**WHAT IS BEING ASKED**
Reproduce exactly, with no pictures, each line from the opening of the material down through the line containing "Bar, XAxis, YAxis".
##########
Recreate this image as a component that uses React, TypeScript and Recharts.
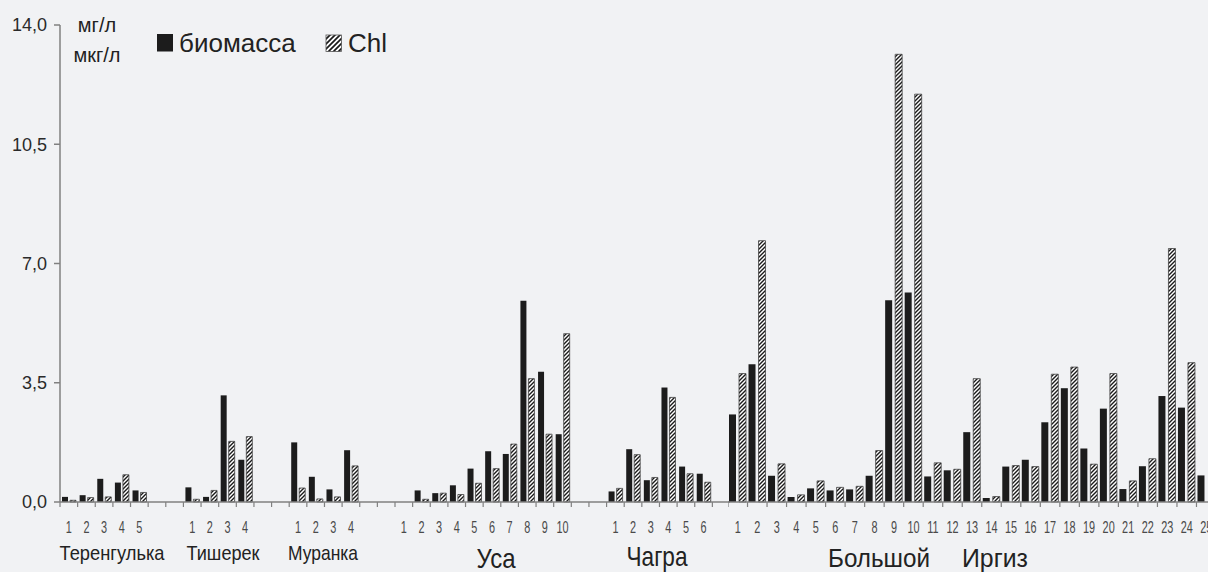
import { BarChart, Bar, XAxis, YAxis } from 'recharts'

// значения по рекам (мг/л для биомассы, мкг/л для хлорофилла)
const terengulkaBio = [0.15, 0.2, 0.68, 0.57, 0.34]
const terengulkaChl = [0.05, 0.13, 0.15, 0.8, 0.28]
const tisherekBio = [0.43, 0.15, 3.13, 1.24]
const tisherekChl = [0.08, 0.34, 1.78, 1.92]
const murankaBio = [1.75, 0.74, 0.37, 1.52]
const murankaChl = [0.41, 0.09, 0.15, 1.06]
const usaBio = [0, 0.34, 0.26, 0.49, 0.98, 1.49, 1.41, 5.91, 3.82, 1.99]
const usaChl = [0, 0.08, 0.26, 0.22, 0.55, 0.98, 1.7, 3.62, 1.99, 4.94]
const chagraBio = [0.31, 1.55, 0.64, 3.36, 1.04, 0.83]
const chagraChl = [0.4, 1.39, 0.72, 3.07, 0.83, 0.58]
const irgizBio = [
  2.57, 4.04, 0.77, 0.15, 0.4, 0.34, 0.37, 0.77, 5.92, 6.15, 0.75, 0.93, 2.05,
  0.12, 1.04, 1.24, 2.34, 3.34, 1.57, 2.74, 0.38, 1.05, 3.11, 2.77, 0.78,
]
const irgizChl = [
  3.77, 7.67, 1.12, 0.21, 0.62, 0.43, 0.46, 1.51, 13.14, 11.97, 1.15, 0.96, 3.62,
  0.16, 1.07, 1.04, 3.75, 3.96, 1.11, 3.77, 0.62, 1.27, 7.44, 4.09, null,
]

const yTicks = [0, 3.5, 7, 10.5, 14]
const seriesNames = ['биомасса', 'Chl']

type Row = { label: string; bio: number | null; chl: number | null }

// река + число пустых мест после неё
const leftGroups: Array<[number[], (number | null)[], number]> = [
  [terengulkaBio, terengulkaChl, 2],
  [tisherekBio, tisherekChl, 2],
  [murankaBio, murankaChl, 2],
  [usaBio, usaChl, 2],
  [chagraBio, chagraChl, 1],
]

const leftData: Row[] = []
leftGroups.forEach(([bio, chl, gap]) => {
  bio.forEach((v, i) => leftData.push({ label: String(i + 1), bio: v, chl: chl[i] }))
  for (let g = 0; g < gap; g++) leftData.push({ label: '', bio: null, chl: null })
})

const rightData: Row[] = irgizBio.map((v, i) => ({ label: String(i + 1), bio: v, chl: irgizChl[i] }))

const AXIS = '#808080'
const INK = '#1c1c1c'
const SANS = "'Liberation Sans', Arial, sans-serif"

const makeTick = (bw: number) => (props: any) => {
  const { x, y, payload } = props
  return (
    <g>
      <line x1={x - bw / 2} x2={x - bw / 2} y1={y - 8} y2={y - 3} stroke={AXIS} strokeWidth={1.2} />
      <text
        transform={`translate(${x},${y + 22.5}) scale(0.68,1)`}
        textAnchor="middle"
        fontSize={16}
        fill="#4a4a4a"
        fontFamily={SANS}
      >
        {payload.value}
      </text>
    </g>
  )
}

const fmt = (v: number) => v.toFixed(1).replace('.', ',')

export default function App() {
  return (
    <div
      style={{
        position: 'absolute',
        left: 0,
        top: 0,
        width: 1208,
        height: 572,
        background: '#f1f2f4',
        overflow: 'hidden',
      }}
    >
      <svg width={0} height={0} style={{ position: 'absolute' }}>
        <defs>
          <pattern id="hatch" patternUnits="userSpaceOnUse" width={4} height={4}>
            <rect width={4} height={4} fill="#ffffff" />
            <path d="M0,4 L4,0 M-1,1 L1,-1 M3,5 L5,3" stroke="#1a1a1a" strokeWidth={1.4} />
          </pattern>
          <pattern id="hatchBig" patternUnits="userSpaceOnUse" width={5} height={5}>
            <rect width={5} height={5} fill="#ffffff" />
            <path d="M0,5 L5,0 M-1,1 L1,-1 M4,6 L6,4" stroke="#1a1a1a" strokeWidth={1.7} />
          </pattern>
        </defs>
      </svg>

      <div style={{ position: 'absolute', left: 0, top: 0 }}>
        <BarChart
          width={730}
          height={572}
          data={leftData}
          margin={{ top: 25, right: 0, bottom: 40, left: 0 }}
          barSize={6}
          barGap={2}
        >
          <XAxis
            dataKey="label"
            height={30}
            interval={0}
            stroke={AXIS}
            strokeWidth={1.5}
            tickLine={false}
            tick={makeTick(670 / leftData.length)}
          />
          <YAxis
            width={60}
            domain={[0, 14]}
            ticks={yTicks}
            tickFormatter={fmt}
            stroke={AXIS}
            strokeWidth={1.5}
            tickMargin={7}
            tick={{ fill: '#2a2a2a', fontSize: 18, fontFamily: SANS }}
          />
          <Bar dataKey="bio" fill={INK} isAnimationActive={false} />
          <Bar dataKey="chl" fill="url(#hatch)" stroke="#444" strokeWidth={0.8} isAnimationActive={false} />
        </BarChart>
      </div>

      <div style={{ position: 'absolute', left: 728, top: 0 }}>
        <BarChart
          width={488}
          height={572}
          data={rightData}
          margin={{ top: 25, right: 0, bottom: 40, left: 0 }}
          barSize={7}
          barGap={3}
        >
          <XAxis
            dataKey="label"
            height={30}
            interval={0}
            stroke={AXIS}
            strokeWidth={1.5}
            tickLine={false}
            tick={makeTick(488 / rightData.length)}
          />
          <YAxis hide domain={[0, 14]} ticks={yTicks} />
          <Bar dataKey="bio" fill={INK} isAnimationActive={false} />
          <Bar dataKey="chl" fill="url(#hatch)" stroke="#444" strokeWidth={0.8} isAnimationActive={false} />
        </BarChart>
      </div>

      <svg
        width={1208}
        height={572}
        style={{ position: 'absolute', left: 0, top: 0, pointerEvents: 'none' }}
      >
        <g fontFamily={SANS} fill="#222">
          <text x={97} y={32} fontSize={20} textAnchor="middle">мг/л</text>
          <text x={97} y={61.5} fontSize={20} textAnchor="middle">мкг/л</text>
          <rect x={157} y={34} width={16} height={17.5} fill={INK} />
          <text x={179} y={51.5} fontSize={26}>{seriesNames[0]}</text>
          <rect x={326} y={35} width={15.5} height={16.5} fill="url(#hatchBig)" stroke="#555" strokeWidth={0.8} />
          <text x={348} y={51.5} fontSize={26}>{seriesNames[1]}</text>
        </g>
        <g fontFamily={SANS} fill="#222" textAnchor="middle" lengthAdjust="spacingAndGlyphs">
          <text x={112} y={560} fontSize={21} textLength={105} lengthAdjust="spacingAndGlyphs">Теренгулька</text>
          <text x={223} y={560} fontSize={21} textLength={73} lengthAdjust="spacingAndGlyphs">Тишерек</text>
          <text x={323} y={560} fontSize={21} textLength={70} lengthAdjust="spacingAndGlyphs">Муранка</text>
          <text x={496} y={568} fontSize={28} textLength={39} lengthAdjust="spacingAndGlyphs">Уса</text>
          <text x={657} y={566} fontSize={28} textLength={61} lengthAdjust="spacingAndGlyphs">Чагра</text>
          <text x={879} y={567} fontSize={26} textLength={102} lengthAdjust="spacingAndGlyphs">Большой</text>
          <text x={995} y={567} fontSize={26} textLength={66} lengthAdjust="spacingAndGlyphs">Иргиз</text>
        </g>
      </svg>
    </div>
  )
}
##########
**RESULT BELOW**
Recreate this image as a component that uses React, TypeScript and Recharts.
import { BarChart, Bar, XAxis, YAxis } from 'recharts'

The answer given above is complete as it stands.